§ PROBLEM DETAILS
Extract each line where the string "size" shows up.
--- BEGIN ---
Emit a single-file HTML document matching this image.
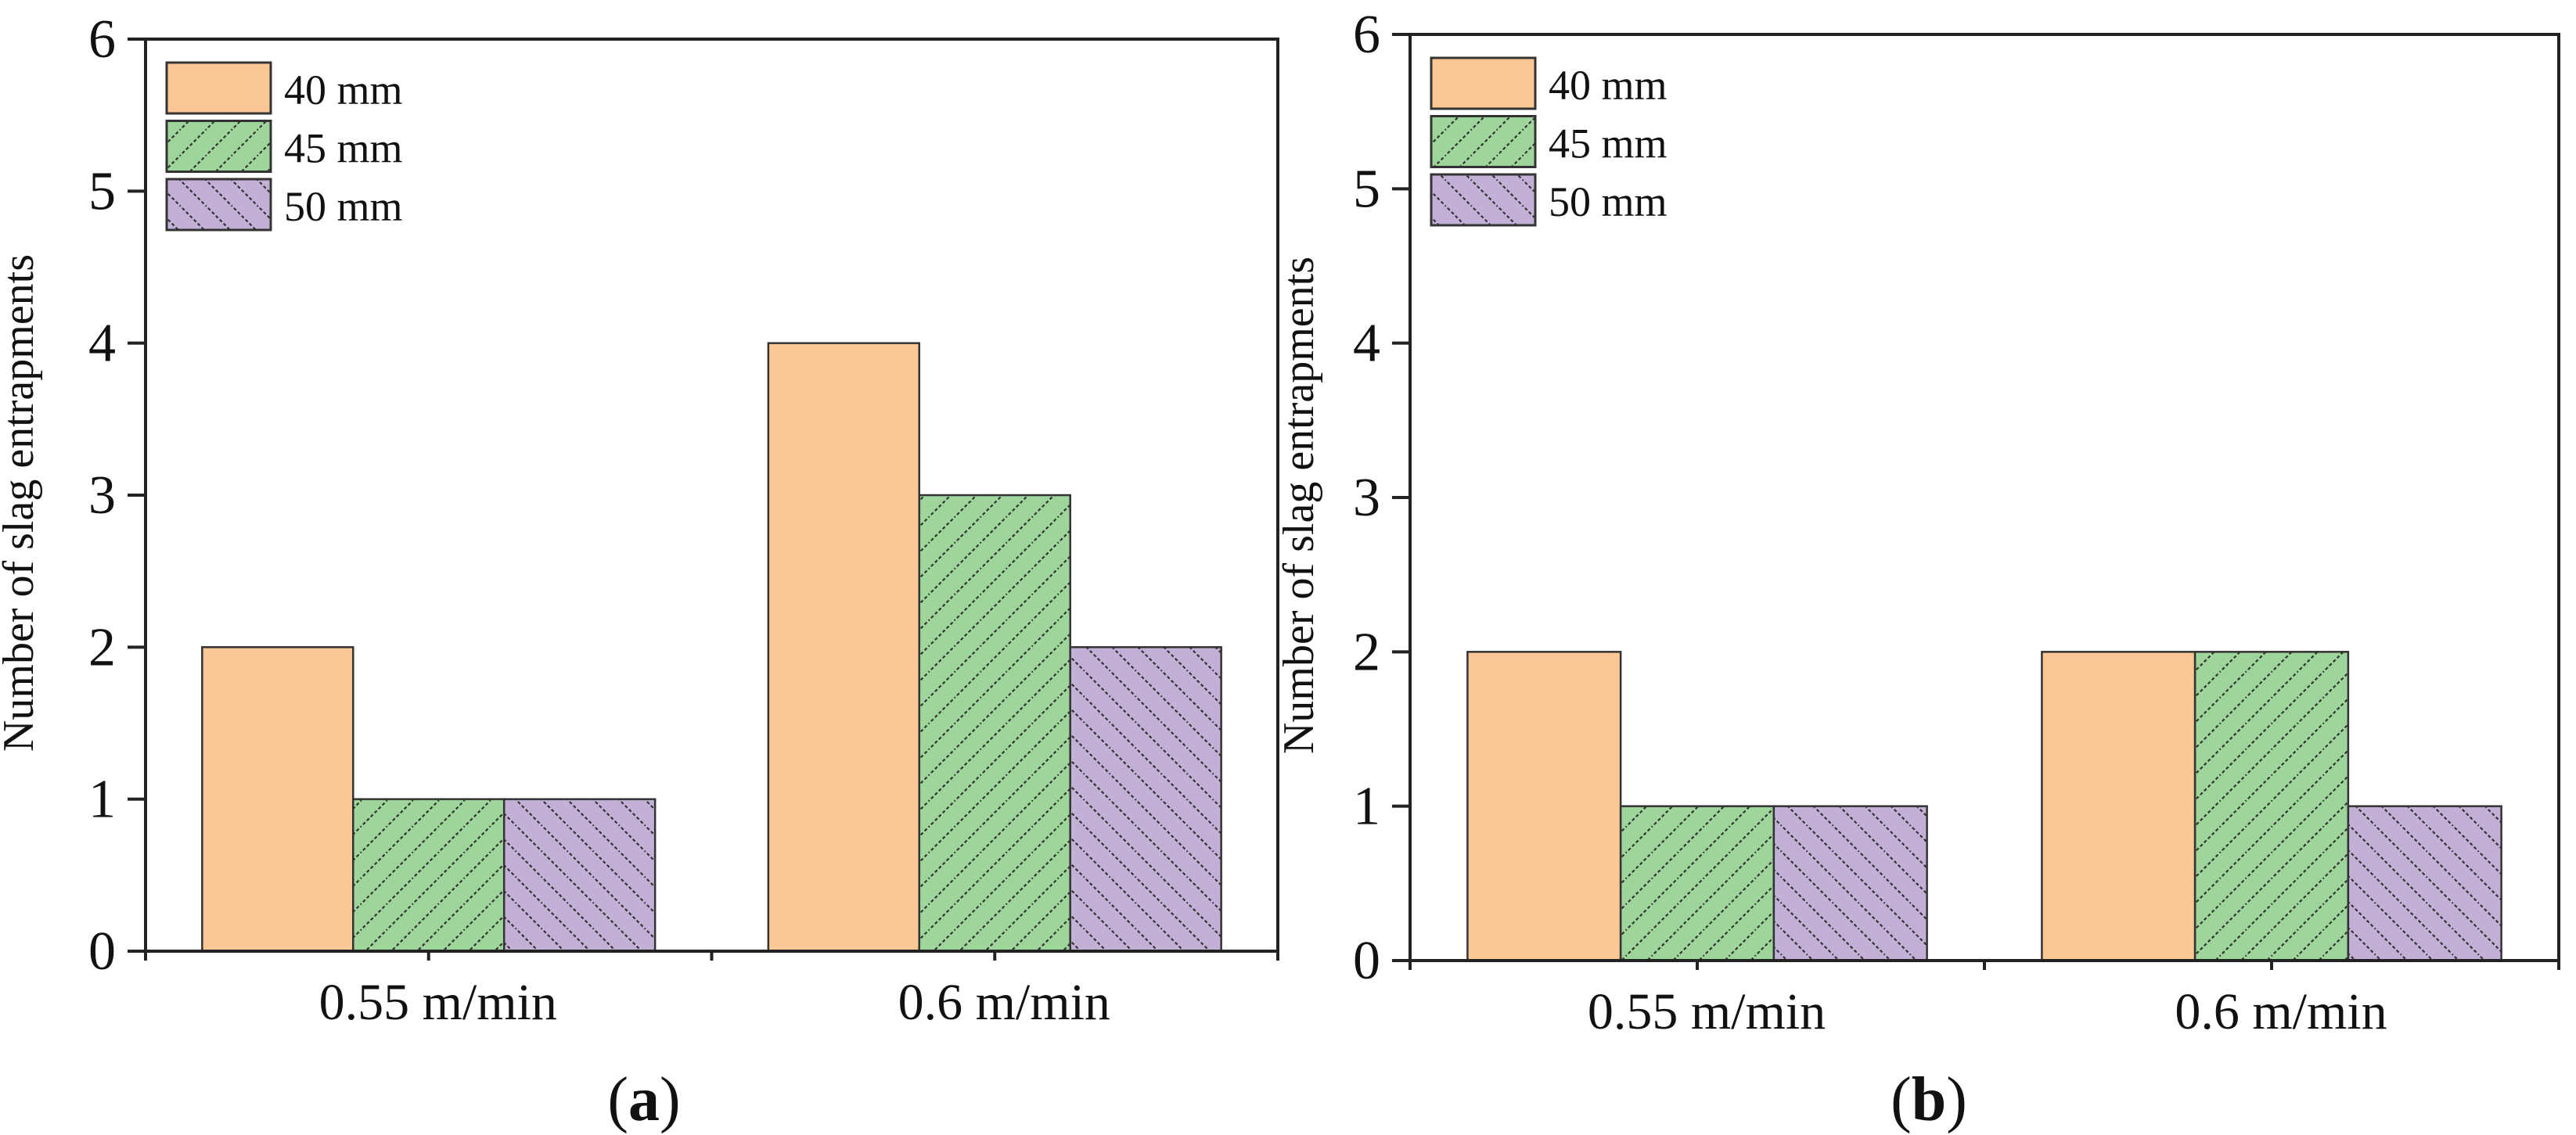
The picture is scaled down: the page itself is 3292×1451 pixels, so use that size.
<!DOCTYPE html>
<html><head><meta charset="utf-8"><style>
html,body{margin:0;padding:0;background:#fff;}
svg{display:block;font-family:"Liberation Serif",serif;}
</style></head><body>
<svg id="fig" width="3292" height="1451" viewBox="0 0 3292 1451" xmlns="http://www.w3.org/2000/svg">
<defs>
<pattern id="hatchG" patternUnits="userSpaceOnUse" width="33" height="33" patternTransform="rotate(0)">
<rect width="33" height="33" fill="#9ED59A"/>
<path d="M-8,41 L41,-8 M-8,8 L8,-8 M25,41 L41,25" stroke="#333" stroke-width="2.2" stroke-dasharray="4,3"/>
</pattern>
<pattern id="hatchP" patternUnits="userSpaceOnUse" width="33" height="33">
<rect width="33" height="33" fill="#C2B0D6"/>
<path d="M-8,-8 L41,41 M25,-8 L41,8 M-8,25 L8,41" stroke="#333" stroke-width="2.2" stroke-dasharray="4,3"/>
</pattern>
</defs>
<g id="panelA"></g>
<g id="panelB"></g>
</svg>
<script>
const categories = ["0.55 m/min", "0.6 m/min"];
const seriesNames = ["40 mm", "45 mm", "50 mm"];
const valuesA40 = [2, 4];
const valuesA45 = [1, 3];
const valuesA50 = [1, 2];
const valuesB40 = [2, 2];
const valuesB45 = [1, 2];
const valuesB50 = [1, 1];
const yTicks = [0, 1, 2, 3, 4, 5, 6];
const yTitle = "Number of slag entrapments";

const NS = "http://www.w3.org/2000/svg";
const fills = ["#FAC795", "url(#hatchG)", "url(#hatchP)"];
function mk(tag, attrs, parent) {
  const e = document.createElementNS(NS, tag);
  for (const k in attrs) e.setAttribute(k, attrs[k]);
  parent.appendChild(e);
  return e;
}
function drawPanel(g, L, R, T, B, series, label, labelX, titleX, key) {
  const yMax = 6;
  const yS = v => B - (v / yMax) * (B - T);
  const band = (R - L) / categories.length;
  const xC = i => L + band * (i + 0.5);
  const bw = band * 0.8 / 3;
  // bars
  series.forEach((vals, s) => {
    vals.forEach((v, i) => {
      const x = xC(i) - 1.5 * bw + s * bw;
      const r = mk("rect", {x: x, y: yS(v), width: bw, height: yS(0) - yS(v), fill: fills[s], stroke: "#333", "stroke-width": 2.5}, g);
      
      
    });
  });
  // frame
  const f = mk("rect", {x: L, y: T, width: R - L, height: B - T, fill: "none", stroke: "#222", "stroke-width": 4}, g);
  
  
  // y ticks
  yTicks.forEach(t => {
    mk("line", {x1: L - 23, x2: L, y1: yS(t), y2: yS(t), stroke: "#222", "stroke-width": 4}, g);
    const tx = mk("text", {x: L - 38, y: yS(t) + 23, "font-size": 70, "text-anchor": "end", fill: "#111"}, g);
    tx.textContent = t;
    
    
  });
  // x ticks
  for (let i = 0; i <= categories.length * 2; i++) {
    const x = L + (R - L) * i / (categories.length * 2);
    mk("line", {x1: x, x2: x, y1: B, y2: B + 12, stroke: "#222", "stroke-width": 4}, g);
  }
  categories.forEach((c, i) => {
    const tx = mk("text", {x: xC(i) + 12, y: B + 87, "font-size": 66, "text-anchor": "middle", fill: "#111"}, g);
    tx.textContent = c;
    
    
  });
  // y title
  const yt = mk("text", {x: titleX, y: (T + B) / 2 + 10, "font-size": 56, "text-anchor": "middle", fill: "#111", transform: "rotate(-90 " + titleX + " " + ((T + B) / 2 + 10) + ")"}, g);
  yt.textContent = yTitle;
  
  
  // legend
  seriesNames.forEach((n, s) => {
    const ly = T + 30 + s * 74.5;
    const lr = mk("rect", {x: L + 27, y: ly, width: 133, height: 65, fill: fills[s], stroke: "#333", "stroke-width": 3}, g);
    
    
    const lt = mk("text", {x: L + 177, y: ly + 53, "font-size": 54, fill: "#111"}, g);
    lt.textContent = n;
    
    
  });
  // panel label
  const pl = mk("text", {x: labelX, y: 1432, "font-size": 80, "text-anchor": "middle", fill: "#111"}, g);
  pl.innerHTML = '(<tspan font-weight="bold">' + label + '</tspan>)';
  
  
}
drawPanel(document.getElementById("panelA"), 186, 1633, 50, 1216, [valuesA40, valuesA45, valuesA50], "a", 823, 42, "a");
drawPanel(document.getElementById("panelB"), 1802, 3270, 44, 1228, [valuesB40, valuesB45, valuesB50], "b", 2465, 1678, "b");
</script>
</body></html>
--- END ---
§ EXERCISE RESULT
The picture is scaled down: the page itself is 3292×1451 pixels, so use that size.
    const tx = mk("text", {x: L - 38, y: yS(t) + 23, "font-size": 70, "text-anchor": "end", fill: "#111"}, g);
    const tx = mk("text", {x: xC(i) + 12, y: B + 87, "font-size": 66, "text-anchor": "middle", fill: "#111"}, g);
  const yt = mk("text", {x: titleX, y: (T + B) / 2 + 10, "font-size": 56, "text-anchor": "middle", fill: "#111", transform: "rotate(-90 " + titleX + " " + ((T + B) / 2 + 10) + ")"}, g);
    const lt = mk("text", {x: L + 177, y: ly + 53, "font-size": 54, fill: "#111"}, g);
  const pl = mk("text", {x: labelX, y: 1432, "font-size": 80, "text-anchor": "middle", fill: "#111"}, g);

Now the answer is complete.